Maior mercado da região, o Brasil tem atraído um número crescente de multilatinas. A companhia aérea chilena LAN concretizou no ano passado a associação com a TAM. O negócio foi o décimo maior envolvendo companhias da América Latina em toda a história.

Rebatizada de Latam, a companhia é a quarta maior aérea em valor de mercado das Américas, atrás das americanas Delta Airlines, United Airlines e Southwest Airlines. O Chile, aliás, começa a despontar como destaque. As empresas chilenas investiram 22 bilhões de dólares no exterior em 2012, um recorde e o dobro do valor de 2010.

“O Chile está começando a se posicionar como um dos líderes regionais”, diz Javier Santiso, professor de economia da escola de negócios espanhola Esade, no livro The Decade of the Multilatinas (“A década das multilatinas”, numa tradução livre).

As multilatinas do México também têm presença cada vez mais relevante na região, como mostram as operações da companhia de telecomunicações América Móvil e a de alimentos Bimbo.

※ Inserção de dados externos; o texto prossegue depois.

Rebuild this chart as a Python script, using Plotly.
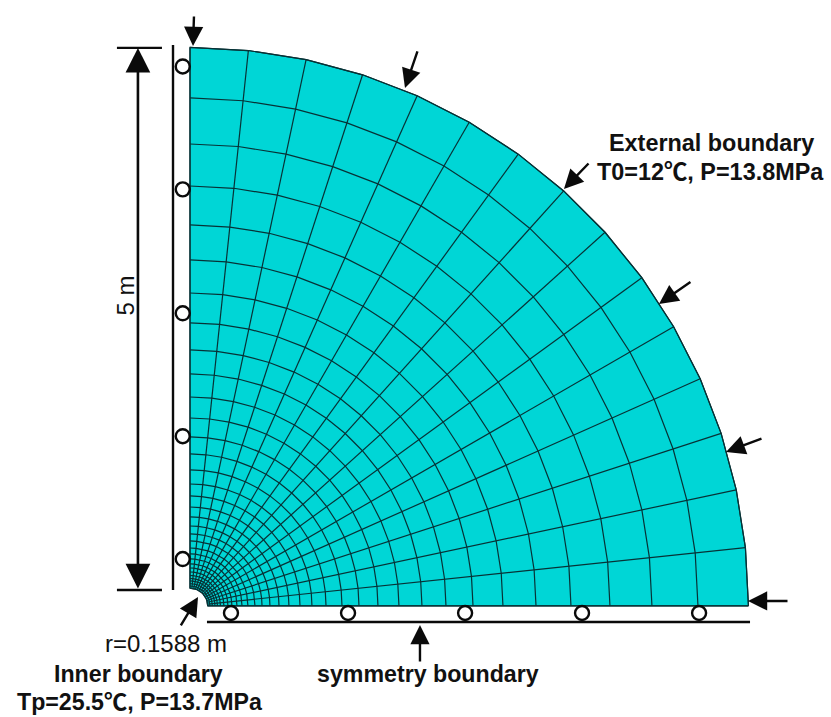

Mas os mexicanos se diferenciam por dar atenção especial ao mercado americano.

O recém-assinado acordo para a criação de uma área de livre comércio entre México, Colômbia, Peru e Chile pode aumentar o  peso da América Latina para os mexicanos. “Um dos efeitos dessas iniciativas costuma ser o aumento dos investimentos entre os países”, diz Maria Esther Morales Fajardo, pesquisadora do Centro Regional de Pesquisas Multidisciplinares da Universidad Nacional Autónoma de México.

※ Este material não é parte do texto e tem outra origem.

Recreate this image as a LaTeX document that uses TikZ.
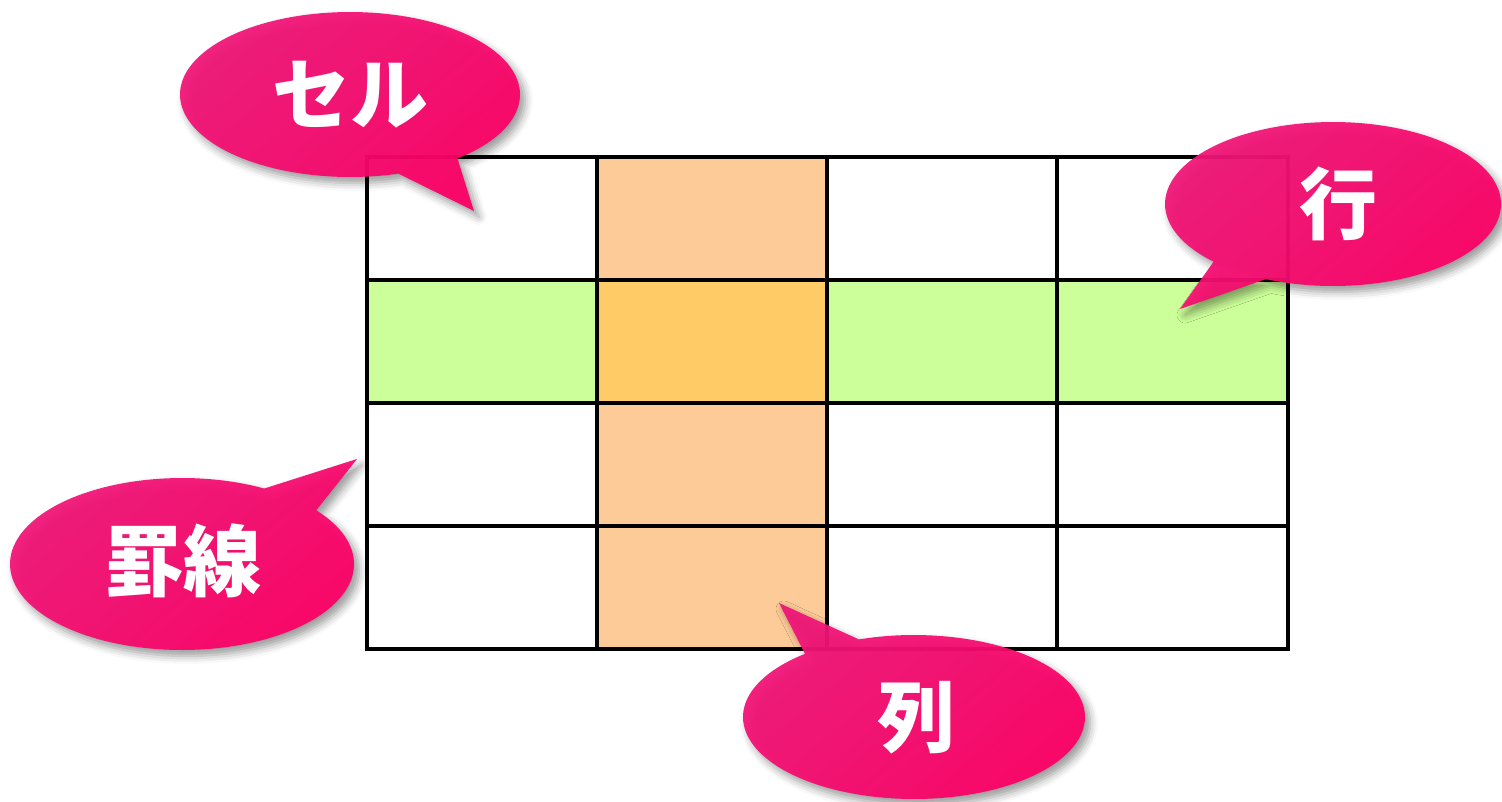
\documentclass[tikz,border=0pt]{standalone}
\usepackage{fontspec}
\newfontfamily\cjk{Noto Sans CJK JP}
\usetikzlibrary{shadows.blur}
\definecolor{peach}{RGB}{253,203,152}
\definecolor{lgreen}{RGB}{204,255,153}
\definecolor{mango}{RGB}{254,203,102}
\definecolor{pinkA}{RGB}{240,22,120}
\definecolor{pinkB}{RGB}{255,0,102}
\tikzset{
  callout/.style={top color=pinkA, bottom color=pinkB, shading angle=40, fill opacity=0.94,
    blur shadow={shadow xshift=5pt, shadow yshift=-6pt, shadow blur radius=8pt, shadow opacity=40}},
  lbl/.style={text=white, font=\cjk\bfseries\fontsize{78}{78}\selectfont, inner sep=0pt},
  gridline/.style={line width=3.5pt, black, line cap=rect}
}
\begin{document}
\begin{tikzpicture}[x=1pt,y=-1pt]
\useasboundingbox (0,0) rectangle (1502,801);
% cell fills
\fill[peach] (597,157) rectangle (827,649);
\fill[lgreen] (367,280) rectangle (1288,403);
\fill[mango] (597,280) rectangle (827,403);
% grid lines
\foreach \gx in {367,597,827,1057,1288} \draw[gridline] (\gx,157) -- (\gx,649);
\foreach \gy in {157,280,403,526,649} \draw[gridline] (367,\gy) -- (1288,\gy);
% callouts
\shade[callout] plot[domain=73.5:410.8, samples=140] ({350+170*cos(\x)},{94.5+82.5*sin(\x)}) -- (474,211) -- cycle;
\node[lbl] (cell) at (350,95) {セル};
\shade[callout] plot[domain=-38.7:298.6, samples=140] ({182+172*cos(\x)},{564+86*sin(\x)}) -- (357,459) -- cycle;
\node[lbl] (keisen) at (183,561) {罫線};
\shade[callout] plot[domain=113.6:495.3, samples=140] ({1333+168*cos(\x)},{204+82*sin(\x)}) -- (1180,309) -- cycle;
\node[lbl] (gyou) at (1338,204) {行};
\shade[callout] plot[domain=251.2:590.4, samples=140] ({914+171*cos(\x)},{717+82*sin(\x)}) -- (779,603) -- cycle;
\node[lbl] (retsu) at (916,718) {列};
\end{tikzpicture}
\end{document}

Quando comparadas às multinacionais de outros países emergentes, as latinas têm uma característica que se destaca. A maioria — 97% delas — está nas mãos de investidores privados. Isso contrasta com as empresas russas e chinesas, que são, na maioria, controladas pelo setor público. 

Sueño ou pesadilla

A América Latina é, geralmente, o primeiro passo das companhias brasileiras fora do país, mas muitas vezes  o sonho de internacionalização transforma-se em pesadelo. A histórica instabilidade política e econômica dos países da região já levou empresas brasileiras a fazer as malas e voltar para casa.

A Odebrecht chegou a ser expulsa do Equador em 2008. Rafael Correa, o populista presidente equatoriano, acusou a empresa de irregularidades na construção de uma hidrelétrica. Dois anos depois, a Odebrecht concordou em fazer os reparos exigidos pelo governo e voltou ao país.

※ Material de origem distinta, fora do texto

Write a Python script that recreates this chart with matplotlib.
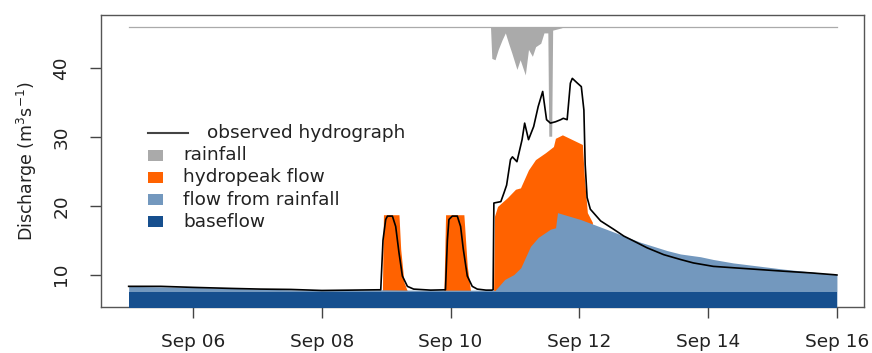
import matplotlib
matplotlib.use("Agg")
import matplotlib.pyplot as plt
import matplotlib.dates as mdates
from matplotlib.patches import Rectangle
import numpy as np
import pandas as pd

plt.rcParams['font.family'] = ['DejaVu Sans']

# time is in days after Sep 05 00:00
start = pd.Timestamp('2015-09-05')

obs_days = [0.0, 0.5, 1.0, 1.59, 2.05, 2.52, 3.0, 3.45, 3.88,
            3.915, 3.95, 3.992, 4.019, 4.096, 4.147, 4.198, 4.251, 4.329, 4.426,
            4.69, 4.92, 4.95, 4.974, 5.026, 5.104, 5.155, 5.197, 5.259, 5.336, 5.414,
            5.55, 5.64, 5.66, 5.672, 5.78, 5.83, 5.87, 5.93, 5.96, 6.03, 6.11, 6.15, 6.21,
            6.29, 6.36, 6.43, 6.49, 6.55, 6.63, 6.71, 6.75, 6.81, 6.86, 6.89, 6.97, 7.03,
            7.07, 7.09, 7.12, 7.17, 7.33, 7.53, 7.69, 7.84, 8.05, 8.31, 8.57, 8.77, 9.08,
            9.39, 9.78, 10.17, 10.6, 10.94, 11.0]
obs_flow = [8.3, 8.3, 8.15, 8.0, 7.9, 7.85, 7.7, 7.75, 7.8,
            7.8, 15.0, 18.0, 18.5, 18.5, 17.0, 13.2, 9.8, 8.3, 7.9,
            7.75, 7.8, 15.0, 18.0, 18.5, 18.5, 17.0, 13.7, 9.8, 8.3, 7.9,
            7.75, 7.75, 7.8, 20.4, 20.6, 21.9, 23.0, 26.7, 27.1, 26.4, 29.6, 32.0, 29.6,
            31.5, 34.4, 36.6, 32.5, 32.0, 32.2, 32.5, 32.7, 32.5, 37.8, 38.5, 37.8, 37.3,
            33.9, 26.0, 21.2, 19.5, 17.8, 16.6, 15.6, 14.9, 13.9, 12.9, 12.2, 11.7, 11.2,
            11.0, 10.75, 10.5, 10.25, 10.0, 9.95]

rain_flow_days = [0.0, 1.0, 2.05, 3.0, 3.45, 3.91, 4.41, 4.94, 5.64, 5.69, 5.84, 5.98, 6.09,
                  6.24, 6.36, 6.55, 6.63, 6.66, 7.02, 7.22, 7.53, 7.95, 8.36, 8.57, 8.88,
                  9.08, 9.39, 10.17, 11.0]
rain_flow = [8.3, 8.15, 7.9, 7.7, 7.75, 7.8, 7.75, 7.75, 7.75, 7.7, 9.3, 10.0, 11.0,
             14.1, 15.4, 16.6, 16.8, 19.0, 18.0, 17.3, 16.2, 14.7, 13.5, 13.0, 12.6,
             12.2, 11.7, 10.8, 10.0]

peak_days = [3.941, 3.957, 4.198, 4.225, 4.276, 4.329,
             4.896, 4.922, 5.206, 5.259, 5.31,
             5.667, 5.682, 5.729, 5.884, 6.008, 6.085, 6.209, 6.318, 6.473, 6.597, 6.628,
             6.736, 7.047, 7.078, 7.124, 7.202]
peak_flow = [7.6, 18.7, 18.7, 13.7, 8.9, 7.6,
             7.6, 18.7, 18.7, 11.2, 7.6,
             7.6, 18.5, 19.9, 21.2, 22.4, 22.6, 25.2, 26.7, 27.7, 28.6, 29.8,
             30.3, 28.9, 24.0, 19.0, 17.6]

rain_days = [5.62, 5.64, 5.69, 5.74, 5.80, 5.85, 5.90, 5.95, 6.03, 6.08, 6.16, 6.21, 6.27,
             6.32, 6.40, 6.45, 6.51, 6.525, 6.57, 6.585, 6.71, 6.74]
rain_drop = [0.0, 4.5, 4.7, 3.2, 1.8, 0.8, 2.3, 3.7, 6.1, 4.7, 6.9, 3.2, 4.2,
             2.8, 2.3, 0.8, 0.8, 15.8, 15.8, 0.4, 0.1, 0.0]

baseflow = 7.45
rain_top = 45.9
series_end = 11.0

gray = '#aaaaaa'
orange = '#ff6200'
light_blue = '#7398be'
dark_blue = '#164f8e'


def to_time(days):
    return start + pd.to_timedelta(np.asarray(days), unit='D')


fig = plt.figure(figsize=(8.72, 3.53), dpi=100)
ax = fig.add_axes([0.1158, 0.1303, 0.8750, 0.8272])

ax.fill_between(to_time(peak_days), baseflow, peak_flow, color=orange, lw=0, zorder=1)
ax.fill_between(to_time(rain_flow_days), 0, rain_flow, color=light_blue, lw=0, zorder=2)
ax.fill_between(to_time([0, series_end]), 0, baseflow, color=dark_blue, lw=0, zorder=3)
ax.plot(to_time(obs_days), obs_flow, color='black', lw=1.2, zorder=4)

ax.plot(to_time([0, series_end]), [rain_top, rain_top], color='#aaaaaa', lw=0.9, zorder=1)
ax.fill_between(to_time(rain_days), rain_top - np.array(rain_drop), rain_top,
                color=gray, lw=0, zorder=1)

ax.set_xlim(to_time([-0.43])[0], to_time([series_end + 0.42])[0])
ax.set_ylim(5.3, 47.7)

ax.xaxis.set_major_locator(mdates.DayLocator(bymonthday=[6, 8, 10, 12, 14, 16]))
ax.xaxis.set_major_formatter(mdates.DateFormatter('%b %d'))
ax.set_yticks([10, 20, 30, 40])
for lab in ax.get_yticklabels():
    lab.set_rotation(90)
    lab.set_va('center')
ax.tick_params(axis='both', direction='out', length=8, width=1, colors='#444444',
               labelcolor='#222222', labelsize=13.3)
ax.tick_params(axis='x', pad=11)
ax.tick_params(axis='y', pad=14)
for s in ax.spines.values():
    s.set_color('#555555')
    s.set_linewidth(1)

ax.set_ylabel('Discharge (m$^3$s$^{-1}$)', fontsize=12.5, color='#222222', labelpad=10)

# legend drawn by hand to keep the R layout (line entry text is shifted)
W, H = 763.0, 292.0
def ax_xy(px, py):
    return (px - 101) / W, (307 - py) / H

x0, y0 = ax_xy(148, 133)
x1, _ = ax_xy(188, 133)
ax.plot([x0, x1], [y0, y0], color='#444444', lw=1.5, transform=ax.transAxes, zorder=5)
tx, _ = ax_xy(207, 133)
ax.text(tx, y0, 'observed hydrograph', transform=ax.transAxes, va='center', ha='left',
        fontsize=13.3, color='#222222')

legend_labels = ['rainfall', 'hydropeak flow', 'flow from rainfall', 'baseflow']
legend_colors = [gray, orange, light_blue, dark_blue]
for i, (lab, col) in enumerate(zip(legend_labels, legend_colors)):
    cy = 155 + i * 22.3
    bx, by = ax_xy(148, cy + 5.5)
    ax.add_patch(Rectangle((bx, by), 15 / W, 11 / H, transform=ax.transAxes,
                           facecolor=col, edgecolor='none', zorder=5))
    lx, ly = ax_xy(183, cy)
    ax.text(lx, ly, lab, transform=ax.transAxes, va='center', ha='left',
            fontsize=13.3, color='#222222')

fig.savefig('out.png', dpi=100)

O foco mais recente de problemas é a Argentina. Em junho, a companhia de transportes ALL teve sua concessão de ferrovias cancelada pelo governo sob a alegação de descumprimento de contrato. A mineradora Vale suspendeu, em março, a implementação de um projeto de exploração de potássio na província de Mendoza, no valor de 6 bilhões de dólares.

A justificativa foi que o fundamento econômico do projeto não era adequado, o que causou uma enorme polêmica com o governo da presidente Cristina Kirchner.

Além da interferência política, os brasileiros na Argentina precisam enfrentar os altos e baixos da economia. A Andrade Gutierrez mantém seu quadro de funcionários de alto escalão no país, mas as atividades estão paralisadas. A fabricante de carrocerias de ônibus Marcopolo viu a média diária de produção cair de 12 para sete unidades no ano passado. 

Hoje, a situação do setor está melhor e a fábrica da Marcopolo voltou a produzir uma média de dez unidades por dia. “Se tivéssemos saído da Argentina, teríamos perdido essa recuperação”, diz Ruben Bisi, diretor de estratégia da Marcopolo.

A fabricante de alimentos BRF também aposta no futuro do mercado argentino. Em 2011, investiu 150 milhões de dólares na compra da Dánica, líder na venda de margarinas no país, e de uma empresa de abate de aves. 

Em muitos casos, as operações em países da América Latina têm sido o primeiro passo de um processo de internacionalização de maior alcance. No começo da década de 90, a fabricante de tubos e conexões Tigre instalou sua primeira fábrica própria na Argentina.

Depois de acumular mais de uma década de experiência na América do Sul com a expansão de suas operações por outros sete países, a Tigre construiu, em 2007, uma unidade nos Estados Unidos. Seu foco nos próximos anos será no mercado americano e no canadense.

“A América Latina é um grande teste para a internacionalização das companhias brasileiras. Quem consegue administrar bem os negócios numa região tão volátil está preparado para enfrentar qualquer mercado em qualquer lugar do mundo”, diz Evaldo Dreher, presidente da Tigre.